**RECORDED DATA**
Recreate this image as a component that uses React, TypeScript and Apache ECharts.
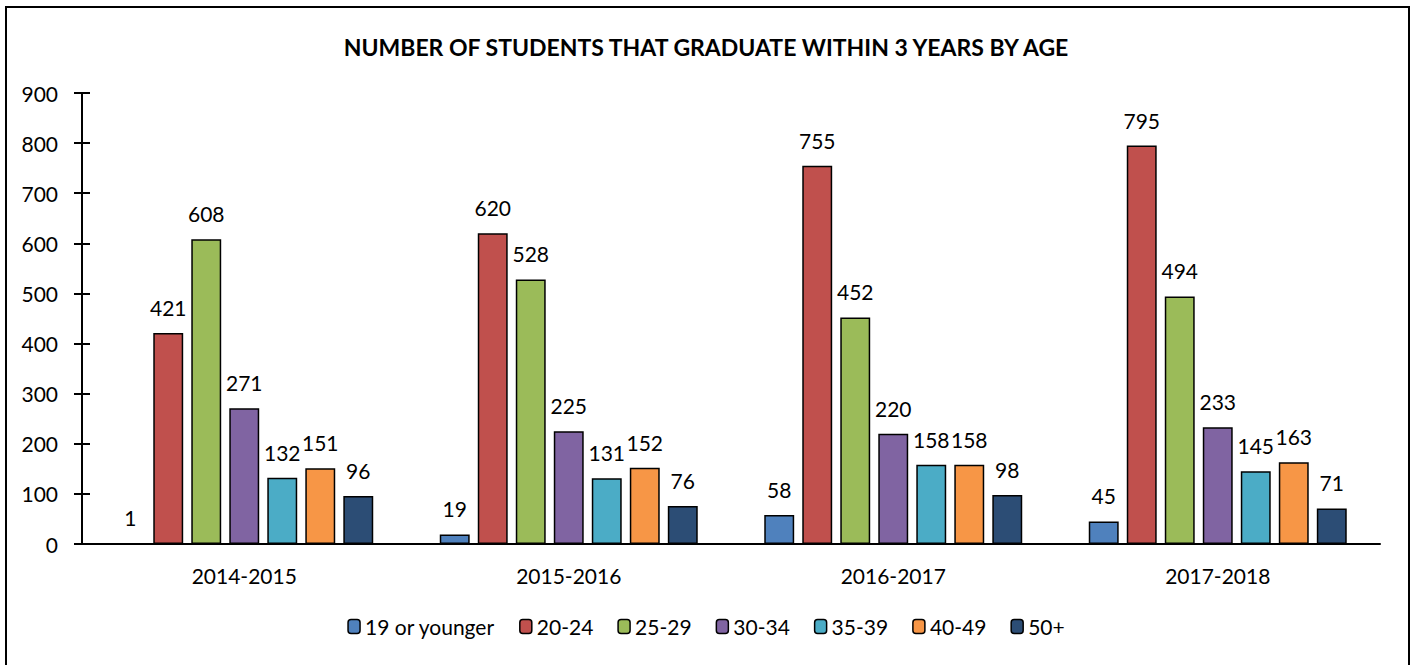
import React, { useEffect, useRef } from "react";
import * as echarts from "echarts";

const titleText = "NUMBER OF STUDENTS THAT GRADUATE WITHIN 3 YEARS BY AGE";
const years = ["2014-2015", "2015-2016", "2016-2017", "2017-2018"];
const seriesNames = ["19 or younger", "20-24", "25-29", "30-34", "35-39", "40-49", "50+"];
const colors = ["#4F81BD", "#C0504D", "#9BBB59", "#8064A2", "#4BACC6", "#F79646", "#2C4D75"];
const age19 = [1, 19, 58, 45];
const age20 = [421, 620, 755, 795];
const age25 = [608, 528, 452, 494];
const age30 = [271, 225, 220, 233];
const age35 = [132, 131, 158, 145];
const age40 = [151, 152, 158, 163];
const age50 = [96, 76, 98, 71];
const allValues = [age19, age20, age25, age30, age35, age40, age50];

const FONT = "Lato";

export default function App() {
  const ref = useRef<HTMLDivElement>(null);
  useEffect(() => {
    if (!ref.current) return;
    const chart = echarts.init(ref.current, null, { renderer: "svg" });
    chart.setOption({
      animation: false,
      backgroundColor: "#fff",
      textStyle: { fontFamily: FONT, color: "#000" },
      title: {
        text: titleText,
        left: "center",
        top: 30,
        textStyle: { fontFamily: FONT, fontWeight: "bold", fontSize: 23, color: "#000" },
      },
      graphic: [
        {
          type: "rect",
          shape: { x: 6, y: 7, width: 1403, height: 700 },
          style: { fill: "none", stroke: "#000", lineWidth: 2 },
          silent: true,
        },
      ],
      legend: {
        bottom: 23,
        left: "center",
        itemWidth: 12,
        itemHeight: 14,
        itemGap: 24,
        textStyle: { fontFamily: FONT, fontSize: 21, color: "#000" },
        data: seriesNames.map((n) => ({ name: n, itemStyle: { borderColor: "#000", borderWidth: 1.5 } })),
      },
      grid: { left: 82, right: 32, top: 93, bottom: 121, containLabel: false },
      xAxis: {
        type: "category",
        data: years,
        axisLine: { lineStyle: { color: "#000", width: 2 } },
        axisTick: { show: false },
        axisLabel: { fontFamily: FONT, fontSize: 21, color: "#000", margin: 21 },
      },
      yAxis: [
        {
          type: "value",
          min: 0,
          max: 900,
          interval: 100,
          axisLine: { show: true, lineStyle: { color: "#000", width: 2 } },
          axisTick: { show: true, length: 8, lineStyle: { color: "#000", width: 2 } },
          axisLabel: { fontFamily: FONT, fontSize: 21, color: "#000", margin: 24 },
          splitLine: { show: false },
        },
        {
          type: "value",
          position: "left",
          min: 0,
          max: 900,
          interval: 100,
          axisLine: { show: false },
          axisTick: { show: true, inside: true, length: 8, lineStyle: { color: "#000", width: 2 } },
          axisLabel: { show: false },
          splitLine: { show: false },
        },
      ],
      series: seriesNames.map((name, i) => ({
        name,
        type: "bar",
        yAxisIndex: 0,
        data: allValues[i],
        barGap: "27%",
        barCategoryGap: "20.5%",
        itemStyle: { color: colors[i], borderColor: "#000", borderWidth: 1.5 },
        label: {
          show: true,
          position: "top",
          distance: 15,
          fontFamily: FONT,
          fontSize: 21,
          color: "#000",
        },
      })),
    });
    return () => chart.dispose();
  }, []);
  return (
    <div
      ref={ref}
      style={{ position: "fixed", left: 0, top: 0, width: 1412, height: 665 }}
    />
  );
}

**YOUR OBJECTIVE**
Would you reproduce the lines above, from the very first through the line containing "import * as", exactly and without the pictures?

**RESULT OF THIS TASK**
Recreate this image as a component that uses React, TypeScript and Apache ECharts.
import React, { useEffect, useRef } from "react";
import * as echarts from "echarts";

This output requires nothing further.